Throughout the series on drug usage, the most ignored group has been the one that the most people probably associate with dealing with drugs; the police.

There may, however, be a reason for that.

The Bradley Police don’t end up doing that much about drugs on campus.

“We’ve seen a rise in the referrals for using and possession, but we don’t end up dealing with that a lot,” Lt. Troy Eeten said. “As far as officers arresting people with drugs, that makes up a very small percentage of our drug arrests.”

The way Eeten sees it, that might be a good thing. The police department ends up picking up most of their arrests from traffic violations and catching the occasional person on the street. Other than that, representatives of the department say that Residence Hall staff does a great job dealing with student drug usage on campus.

“They do an excellent job,” said Sgt. Rick Hutchison. “They’re trained to recognize and respond. They do a fantastic job.”

Hutchison is in a uniquely qualified position to say so. He’s dealt personally with drug cases on campus but he also trains Residence Hall staff to be able to locate marijuana by smell and to recognize paraphernalia and other substances and items that might be in a searched room.

“I started to gather up paraphernalia, really anything that had to do with drug usage, you know, fabric sheets and things, and during the hall staff training in the fall based on what past police and hall staff and I had found, we show many things that are associated with drug use,” Hutchison said. “I try to give them anything that would help them recognize the scent. We have these fake pills you can light so that they know what it smells like and we have them sign a sheet saying they’ve had this training if they for some reason get called into court.
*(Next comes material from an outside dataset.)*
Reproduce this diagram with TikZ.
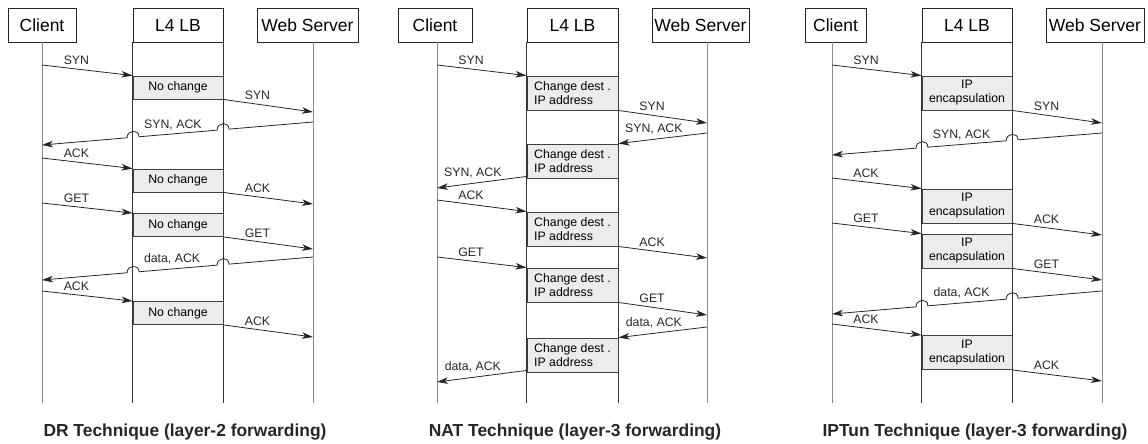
\documentclass[tikz,border=0pt]{standalone}
\usepackage{fontspec}
\setmainfont{Liberation Sans}
\usetikzlibrary{positioning, calc, arrows.meta}

\begin{document}
\begin{tikzpicture}[x=1pt, y=-1pt]
\tikzset{hdr/.style={
    rectangle, draw=black!85, fill=white, line width=0.8pt, minimum height=34pt, inner sep=0pt, font=\fontsize{17.5}{20}\selectfont},
    proc/.style={
    rectangle, draw=black!75, fill=gray!15, line width=0.9pt, minimum width=90pt, inner sep=0pt, font=\fontsize{12.3}{14}\selectfont},
    msg/.style={line width=0.8pt, draw=black!85, -{Stealth[length=11pt, width=6.5pt, inset=3pt]}},
    lbl/.style={font=\fontsize{12.3}{14}\selectfont, inner sep=1pt, text height=9pt, text depth=0pt, text=black!85},
    ttl/.style={font=\fontsize{17.4}{20}\selectfont\bfseries, text=black!85},
    life/.style={line width=0.9pt, draw=black!45},
    lbline/.style={line width=0.9pt, draw=black!80}
}
\useasboundingbox (0,0) rectangle (1148,444);

    % DR technique
    \node[hdr, minimum width=68pt] (dr-cl) at (42,25) {Client};
    \node[hdr, minimum width=90pt] (dr-lb) at (178,25) {L4 LB};
    \node[hdr, minimum width=101pt] (dr-ws) at (307.5,25) {Web Server};
    \coordinate (dr-C) at (42,42);
    \coordinate (dr-S) at (313,42);
    \draw[life] (dr-C) -- ++(0,361);
    \draw[life] (dr-S) -- ++(0,361);
    \draw[lbline] (dr-lb.south west) -- ++(0,361);
    \draw[lbline] (dr-lb.south east) -- ++(0,361);

    \node[proc, minimum height=23pt] (dr-p1) at (178,87.5) {No change};
    \node[proc, minimum height=23pt] (dr-p2) at (178,180.5) {No change};
    \node[proc, minimum height=23pt] (dr-p3) at (178,225) {No change};
    \node[proc, minimum height=23pt] (dr-p4) at (178,313) {No change};

    \coordinate (dr-c1) at (42,65);
    \coordinate (dr-s1) at (313,112);
    \coordinate (dr-s2) at (313,122);
    \coordinate (dr-c2) at (42,145);
    \coordinate (dr-c3) at (42,158);
    \coordinate (dr-s3) at (313,204);
    \coordinate (dr-c4) at (42,203);
    \coordinate (dr-s4) at (313,249);
    \coordinate (dr-s5) at (313,257);
    \coordinate (dr-c5) at (42,280);
    \coordinate (dr-c6) at (42,291);
    \coordinate (dr-s6) at (313,337);

    \draw[msg] (dr-c1) -- (dr-p1.north west) node[lbl, pos=0.38, above=3pt] (dr-m1) {SYN};
    \draw[msg] (dr-p1.south east) -- (dr-s1) node[lbl, pos=0.38, above=3pt] (dr-m2) {SYN};
    \draw[msg] (dr-s2) -- ($(dr-s2)!0.310!(dr-c2)$) .. controls +(0,-8) and +(0,-8) .. ($(dr-s2)!0.354!(dr-c2)$)
        -- ($(dr-s2)!0.642!(dr-c2)$) .. controls +(0,-8) and +(0,-8) .. ($(dr-s2)!0.686!(dr-c2)$) -- (dr-c2);
    \node[lbl, above=4.5pt] (dr-m3) at ($(dr-s2)!0.517!(dr-c2)$) {SYN, ACK};
    \draw[msg] (dr-c3) -- (dr-p2.north west) node[lbl, pos=0.38, above=3pt] (dr-m4) {ACK};
    \draw[msg] (dr-p2.south east) -- (dr-s3) node[lbl, pos=0.38, above=3pt] (dr-m5) {ACK};
    \draw[msg] (dr-c4) -- (dr-p3.north west) node[lbl, pos=0.38, above=3pt] (dr-m6) {GET};
    \draw[msg] (dr-p3.south east) -- (dr-s4) node[lbl, pos=0.38, above=3pt] (dr-m7) {GET};
    \draw[msg] (dr-s5) -- ($(dr-s5)!0.310!(dr-c5)$) .. controls +(0,-8) and +(0,-8) .. ($(dr-s5)!0.354!(dr-c5)$)
        -- ($(dr-s5)!0.642!(dr-c5)$) .. controls +(0,-8) and +(0,-8) .. ($(dr-s5)!0.686!(dr-c5)$) -- (dr-c5);
    \node[lbl, above=5pt] (dr-m8) at ($(dr-s5)!0.52!(dr-c5)$) {data, ACK};
    \draw[msg] (dr-c6) -- (dr-p4.north west) node[lbl, pos=0.38, above=3pt] (dr-m9) {ACK};
    \draw[msg] (dr-p4.south east) -- (dr-s6) node[lbl, pos=0.38, above=3pt] (dr-m10) {ACK};

    \node[ttl] (dr-title) at (185,432) {DR Technique (layer-2 forwarding)};

    % NAT technique
    \node[hdr, minimum width=74pt] (nat-cl) at (435,25) {Client};
    \node[hdr, minimum width=91pt] (nat-lb) at (572.5,25) {L4 LB};
    \node[hdr, minimum width=97pt] (nat-ws) at (700.5,25) {Web Server};
    \coordinate (nat-C) at (437,42);
    \coordinate (nat-S) at (707,42);
    \draw[life] (nat-C) -- ++(0,361);
    \draw[life] (nat-S) -- ++(0,361);
    \draw[lbline] (nat-lb.south west) -- ++(0,361);
    \draw[lbline] (nat-lb.south east) -- ++(0,361);

    \node[proc, minimum width=91pt, minimum height=34pt, align=left] (nat-p1) at (572.5,93) {Change dest .\\IP address};
    \node[proc, minimum width=91pt, minimum height=34pt, align=left] (nat-p2) at (572.5,161) {Change dest .\\IP address};
    \node[proc, minimum width=91pt, minimum height=34pt, align=left] (nat-p3) at (572.5,229) {Change dest .\\IP address};
    \node[proc, minimum width=91pt, minimum height=34pt, align=left] (nat-p4) at (572.5,285) {Change dest .\\IP address};
    \node[proc, minimum width=91pt, minimum height=34pt, align=left] (nat-p5) at (572.5,355) {Change dest .\\IP address};

    \coordinate (nat-c1) at (437,65);
    \coordinate (nat-s1) at (707,123);
    \coordinate (nat-s2) at (707,133);
    \coordinate (nat-c2) at (437,188);
    \coordinate (nat-c3) at (437,200);
    \coordinate (nat-s3) at (707,258);
    \coordinate (nat-c4) at (437,257);
    \coordinate (nat-s4) at (707,315);
    \coordinate (nat-s5) at (707,327);
    \coordinate (nat-c5) at (437,382);

    \draw[msg] (nat-c1) -- (nat-p1.north west) node[lbl, pos=0.38, above=3pt] (nat-m1) {SYN};
    \draw[msg] (nat-p1.south east) -- (nat-s1) node[lbl, pos=0.38, above=3pt] (nat-m2) {SYN};
    \draw[msg] (nat-s2) -- (nat-p2.north east) node[lbl, pos=0.6, above=5pt] (nat-m3) {SYN, ACK};
    \draw[msg] ($(nat-p2.south west)+(0,-2)$) -- (nat-c2) node[lbl, pos=0.6, above=5pt] (nat-m4) {SYN, ACK};
    \draw[msg] (nat-c3) -- (nat-p3.north west) node[lbl, pos=0.38, above=3pt] (nat-m5) {ACK};
    \draw[msg] (nat-p3.south east) -- (nat-s3) node[lbl, pos=0.38, above=3pt] (nat-m6) {ACK};
    \draw[msg] (nat-c4) -- (nat-p4.north west) node[lbl, pos=0.38, above=3pt] (nat-m7) {GET};
    \draw[msg] (nat-p4.south east) -- (nat-s4) node[lbl, pos=0.38, above=3pt] (nat-m8) {GET};
    \draw[msg] (nat-s5) -- (nat-p5.north east) node[lbl, pos=0.6, above=5pt] (nat-m9) {data, ACK};
    \draw[msg] ($(nat-p5.south west)+(0,-2)$) -- (nat-c5) node[lbl, pos=0.6, above=5pt] (nat-m10) {data, ACK};

    \node[ttl] (nat-title) at (575,432) {NAT Technique (layer-3 forwarding)};

    % IPTun technique
    \node[hdr, minimum width=61pt] (ipt-cl) at (835.5,25) {Client};
    \node[hdr, minimum width=90pt] (ipt-lb) at (967,25) {L4 LB};
    \node[hdr, minimum width=98pt] (ipt-ws) at (1095,25) {Web Server};
    \coordinate (ipt-C) at (832,42);
    \coordinate (ipt-S) at (1102,42);
    \draw[life] (ipt-C) -- ++(0,361);
    \draw[life] (ipt-S) -- ++(0,361);
    \draw[lbline] (ipt-lb.south west) -- ++(0,361);
    \draw[lbline] (ipt-lb.south east) -- ++(0,361);

    \node[proc, minimum height=34pt, align=center] (ipt-p1) at (967,93) {IP\\encapsulation};
    \node[proc, minimum height=34pt, align=center] (ipt-p2) at (967,206) {IP\\encapsulation};
    \node[proc, minimum height=34pt, align=center] (ipt-p3) at (967,251) {IP\\encapsulation};
    \node[proc, minimum height=34pt, align=center] (ipt-p4) at (967,352.5) {IP\\encapsulation};

    \coordinate (ipt-c1) at (832,65);
    \coordinate (ipt-s1) at (1102,123);
    \coordinate (ipt-s2) at (1102,133);
    \coordinate (ipt-c2) at (832,155);
    \coordinate (ipt-c3) at (832,178);
    \coordinate (ipt-s3) at (1102,235);
    \coordinate (ipt-c4) at (832,223);
    \coordinate (ipt-s4) at (1102,280);
    \coordinate (ipt-s5) at (1102,291);
    \coordinate (ipt-c5) at (832,314);
    \coordinate (ipt-c6) at (832,324);
    \coordinate (ipt-s6) at (1102,381);

    \draw[msg] (ipt-c1) -- (ipt-p1.north west) node[lbl, pos=0.38, above=3pt] (ipt-m1) {SYN};
    \draw[msg] (ipt-p1.south east) -- (ipt-s1) node[lbl, pos=0.38, above=3pt] (ipt-m2) {SYN};
    \draw[msg] (ipt-s2) -- ($(ipt-s2)!0.311!(ipt-c2)$) .. controls +(0,-8) and +(0,-8) .. ($(ipt-s2)!0.355!(ipt-c2)$)
        -- ($(ipt-s2)!0.645!(ipt-c2)$) .. controls +(0,-8) and +(0,-8) .. ($(ipt-s2)!0.689!(ipt-c2)$) -- (ipt-c2);
    \node[lbl, above=4.5pt] (ipt-m3) at ($(ipt-s2)!0.52!(ipt-c2)$) {SYN, ACK};
    \draw[msg] (ipt-c3) -- (ipt-p2.north west) node[lbl, pos=0.38, above=3pt] (ipt-m4) {ACK};
    \draw[msg] (ipt-p2.south east) -- (ipt-s3) node[lbl, pos=0.38, above=3pt] (ipt-m5) {ACK};
    \draw[msg] (ipt-c4) -- (ipt-p3.north west) node[lbl, pos=0.38, above=3pt] (ipt-m6) {GET};
    \draw[msg] (ipt-p3.south east) -- (ipt-s4) node[lbl, pos=0.38, above=3pt] (ipt-m7) {GET};
    \draw[msg] (ipt-s5) -- ($(ipt-s5)!0.311!(ipt-c5)$) .. controls +(0,-8) and +(0,-8) .. ($(ipt-s5)!0.355!(ipt-c5)$)
        -- ($(ipt-s5)!0.645!(ipt-c5)$) .. controls +(0,-8) and +(0,-8) .. ($(ipt-s5)!0.689!(ipt-c5)$) -- (ipt-c5);
    \node[lbl, above=5pt] (ipt-m8) at ($(ipt-s5)!0.52!(ipt-c5)$) {data, ACK};
    \draw[msg] (ipt-c6) -- (ipt-p4.north west) node[lbl, pos=0.38, above=3pt] (ipt-m9) {ACK};
    \draw[msg] (ipt-p4.south east) -- (ipt-s6) node[lbl, pos=0.38, above=3pt] (ipt-m10) {ACK};

    \node[ttl] (ipt-title) at (975,432) {IPTun Technique (layer-3 forwarding)};

\end{tikzpicture}
\end{document}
It gives them more means to say they had probable cause.”

This training allows Residence Hall staff to be able to recognize marijuana, and the contract that all dorm residents signed at the beginning of any fall semester allows staff to investigate rooms. This contract, however, does not extend to police officers, who must still follow search and seizure laws that require a warrant.

“We have to follow search and seizure laws that every other law enforcement group is governed by,” Eeten said. “It’s just that their latitude is a lot greater than ours.”

Police are allowed to enter when more illicit drugs may be present in a room. They are notified when other drugs are found or when there is any evidence  there may be more marijuana in a room then what may be considered for personal use.

Ultimately, the Police Department said while there may be a drug problem on campus, they do not believe it is as widespread or prevalent as it was reported in the last two issues of The Scout.

“I believe that there is a drug culture to a point because it’s so much more acceptable in the areas that some student come from,” Hutchison said. “They have to re-educate themselves that this is illegal. I don’t think it’s a huge problem … It was portrayed in The Scout as you can get in at any place and at any time and that’s probably true, but the extent of what was said probably isn’t the case.”

Eeten also said he had some doubts that the extent of the large scale drug dealing that was discussed in the Feb. 18 issue of The Scout was happening simply because he said that he thinks it would have been caught by now.

“If they had it shipped in from a friend or something, that might just be a story that gets told around,” Eeten said. “I’ve been here 20 years and I can count the number of drug arrests of quantity, meaning more than a quarter of pound of marijuana, on one hand.”